The present invention relates to an internal combustion engine having hydraulically operated valves with intake and exhaust timing parameters that are independently adjustable during engine operation.
For years, engine designers have been trying to optimize engine performance, fuel economy, and emissions control. These design goals are now largely dependent upon intake and exhaust valve timing parameters such as opening points, closing points and overlap. Valve opening and closing points are measured relative to a piston position or to a crank shaft rotation angle within a combustion cycle.
Conventional engines control valve operation and timing with a cam shaft. The cam shaft includes a cam lobe for each valve. As the cam shaft rotates, cam followers follow the circumference of each cam lobe. Each cam follower is mechanically coupled to a respective valve. Movement of the cam followers actuate the valves between opened and closed positions.
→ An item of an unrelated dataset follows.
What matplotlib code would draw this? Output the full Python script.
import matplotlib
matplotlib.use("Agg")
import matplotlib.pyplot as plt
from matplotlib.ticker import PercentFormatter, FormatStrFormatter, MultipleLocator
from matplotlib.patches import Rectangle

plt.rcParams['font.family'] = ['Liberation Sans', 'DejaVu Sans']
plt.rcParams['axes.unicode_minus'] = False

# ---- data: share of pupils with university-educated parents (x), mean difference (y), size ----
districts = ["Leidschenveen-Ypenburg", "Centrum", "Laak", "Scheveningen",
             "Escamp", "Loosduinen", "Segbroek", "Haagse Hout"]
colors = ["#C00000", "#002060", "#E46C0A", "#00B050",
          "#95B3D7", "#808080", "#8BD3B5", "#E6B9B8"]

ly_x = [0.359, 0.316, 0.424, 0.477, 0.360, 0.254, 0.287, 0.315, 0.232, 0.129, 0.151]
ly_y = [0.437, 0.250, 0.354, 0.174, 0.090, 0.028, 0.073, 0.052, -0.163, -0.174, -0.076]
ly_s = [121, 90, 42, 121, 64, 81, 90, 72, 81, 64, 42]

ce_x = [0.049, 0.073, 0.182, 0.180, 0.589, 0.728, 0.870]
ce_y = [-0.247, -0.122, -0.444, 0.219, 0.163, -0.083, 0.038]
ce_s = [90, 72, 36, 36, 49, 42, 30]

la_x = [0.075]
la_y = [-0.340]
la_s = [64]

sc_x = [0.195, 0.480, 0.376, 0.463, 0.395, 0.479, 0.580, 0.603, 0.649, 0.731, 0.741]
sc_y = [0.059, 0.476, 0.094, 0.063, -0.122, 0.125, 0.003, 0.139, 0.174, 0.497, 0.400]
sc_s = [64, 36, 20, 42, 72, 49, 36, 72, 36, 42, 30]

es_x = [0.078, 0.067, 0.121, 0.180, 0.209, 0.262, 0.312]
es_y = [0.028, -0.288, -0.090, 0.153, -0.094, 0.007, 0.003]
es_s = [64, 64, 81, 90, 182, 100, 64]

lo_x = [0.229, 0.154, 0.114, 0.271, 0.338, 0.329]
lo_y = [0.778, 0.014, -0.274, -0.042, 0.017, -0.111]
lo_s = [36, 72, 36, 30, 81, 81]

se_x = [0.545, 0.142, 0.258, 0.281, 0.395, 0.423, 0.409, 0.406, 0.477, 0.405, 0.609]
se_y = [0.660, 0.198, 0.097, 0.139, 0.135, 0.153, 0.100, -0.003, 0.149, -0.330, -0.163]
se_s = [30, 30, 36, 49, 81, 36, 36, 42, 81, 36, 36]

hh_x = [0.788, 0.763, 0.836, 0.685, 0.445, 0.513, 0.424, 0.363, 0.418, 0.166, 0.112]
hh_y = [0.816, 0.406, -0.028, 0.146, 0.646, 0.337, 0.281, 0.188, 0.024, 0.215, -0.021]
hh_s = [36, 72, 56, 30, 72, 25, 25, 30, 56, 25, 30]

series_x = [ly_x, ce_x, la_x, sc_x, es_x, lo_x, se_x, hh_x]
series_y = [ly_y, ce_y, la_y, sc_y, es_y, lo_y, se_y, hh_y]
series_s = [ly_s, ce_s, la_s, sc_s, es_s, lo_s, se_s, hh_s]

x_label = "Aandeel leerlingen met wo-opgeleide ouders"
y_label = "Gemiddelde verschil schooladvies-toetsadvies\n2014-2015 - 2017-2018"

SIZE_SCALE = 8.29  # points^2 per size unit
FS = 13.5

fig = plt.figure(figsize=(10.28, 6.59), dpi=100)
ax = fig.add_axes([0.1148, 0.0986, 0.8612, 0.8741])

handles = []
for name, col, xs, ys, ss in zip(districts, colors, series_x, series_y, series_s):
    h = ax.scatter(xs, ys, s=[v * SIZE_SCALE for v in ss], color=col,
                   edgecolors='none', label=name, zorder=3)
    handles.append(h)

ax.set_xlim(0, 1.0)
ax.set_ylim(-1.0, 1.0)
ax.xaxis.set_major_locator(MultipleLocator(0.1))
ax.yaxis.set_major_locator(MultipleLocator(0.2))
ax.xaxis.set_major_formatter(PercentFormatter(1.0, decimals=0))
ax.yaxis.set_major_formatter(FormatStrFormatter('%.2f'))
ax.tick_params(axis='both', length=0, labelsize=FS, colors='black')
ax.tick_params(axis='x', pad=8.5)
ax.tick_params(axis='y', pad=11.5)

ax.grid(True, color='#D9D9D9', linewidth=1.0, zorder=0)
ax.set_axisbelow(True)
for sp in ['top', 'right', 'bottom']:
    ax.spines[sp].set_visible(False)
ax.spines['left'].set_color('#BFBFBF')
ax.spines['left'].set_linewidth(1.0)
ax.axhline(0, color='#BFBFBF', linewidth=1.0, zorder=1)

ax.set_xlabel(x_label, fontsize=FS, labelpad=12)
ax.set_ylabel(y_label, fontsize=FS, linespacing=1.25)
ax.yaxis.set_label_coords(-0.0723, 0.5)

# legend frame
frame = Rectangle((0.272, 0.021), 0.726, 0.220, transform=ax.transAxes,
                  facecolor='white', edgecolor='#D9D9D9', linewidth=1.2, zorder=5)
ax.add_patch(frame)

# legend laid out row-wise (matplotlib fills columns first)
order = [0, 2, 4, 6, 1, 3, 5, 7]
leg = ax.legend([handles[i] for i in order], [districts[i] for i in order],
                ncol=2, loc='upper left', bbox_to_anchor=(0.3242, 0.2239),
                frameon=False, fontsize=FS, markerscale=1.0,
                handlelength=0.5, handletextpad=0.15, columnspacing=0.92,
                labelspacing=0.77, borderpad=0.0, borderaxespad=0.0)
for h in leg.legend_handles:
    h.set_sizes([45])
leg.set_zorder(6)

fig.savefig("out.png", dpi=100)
Each cylinder has an intake valve and an exhaust valve which are controlled by an intake cam lobe and an exhaust cam lobe on the cam shaft. In some designs, each cylinder includes additional intake and exhaust valves controlled by additional cams. Opening and closing points are determined by the shape of the cam lobes. Valve overlap is determined by angular positioning of the intake cam lobes with respect to the exhaust cam lobes.
In the past, the position and shape of these cam lobes were fixed. Engine designers would design the cam shaft for a selected operating torque and speed range. As a result, engine performance had to be compromised for all ranges outside the selected range.
Attempts have been made to overcome some of these design problems. In one version, the entire cam shaft is rotated relative to the engine's crankshaft to either advance or retard valve timing within the combustion cycle.
In another version, the angular positions of the intake cam lobes can be adjusted about the cam shaft relative to the exhaust cam lobes. Alternatively, the exhaust cam lobes can be adjusted relative to the intake cam lobes. The cam shaft in such a design includes an inner shaft and an outer tubular shaft. The fixed cam lobes are secured to the outer tubular shaft and the rotatable cam lobes are secured to the inner shaft. During operation, the inner shaft is rotated relative to the outer tubular shaft to vary overlap between the intake and exhaust valves.
In yet another version, the opening or closing points can be adjusted by using two-piece cam lobes. Each intake cam is divided into an opening cam lobe and a closing cam lobe. The adjustment changes the angular positioning of one of the lobes on each intake cam. Depending upon the configuration, either the opening cam lobe or the closing cam lobe may be adjusted. Alternatively, the adjustments may be made to the exhaust cam lobes. These designs have only a single phasing unit that shifts the angular position of either the inner or outer shaft. A single phasing unit does not allow adjustment of both the intake and the exhaust cam lobes relative to the crank shaft angle.
Two-phasing units allow two means of adjustment. With two phasing units, the relative angular positions of both the intake cam and the exhaust cam can be adjusted with respect to the crank shaft angle.
In yet another version, the intake and the exhaust cam lobes are two-piece cams with an opening cam lobe and a closing cam lobe. The opening cam lobe determines when the respective valve opens while the closing cam lobe determines when the valve closes. Two phasing units allow independent adjustment of the opening and closing cam lobes for either the intake cams or the exhaust cams but not both. The two-phasing units may be controlled by digital circuitry to provide real-time adjustment of valve timing parameters based upon a number of operating variables.
Two-phasing units provide a limited choice of adjustment. Due to cost, design, and spatial constraints, it would be impractical to add any further adjustments to this type of cam shaft.
In addition, designers choose valve orientation within the engine head to optimize fuel/air flow. Valve orientation, however, is compromised because of spatial constraints and the position of the cam shaft. With mechanically operated valves, the cam shaft must be positioned close to the valves. Otherwise, the required mechanical linkage between the cam shaft and the valves is impractical. Optimum sparkplug positioning may also be compromised. These spatial constraints ultimately limit engine efficiency and power.
One method of developing more power is to move fuel/air mixture into and exhaust out of each cylinder more efficiently by having two intake and two exhaust valves per cylinder. This creates even more space problems in the engine head. More valves also require more cam lobes which makes the cam shaft design more complex. Cam lobe adjustments are therefore even more costly and impractical.
The prior art lacks a valve control system that is fully adjustable with respect to valve overlap, valve opening points, and valve closing points. The prior art further lacks a valve control system that alleviates the spatial constraints normally created by complex valve control systems.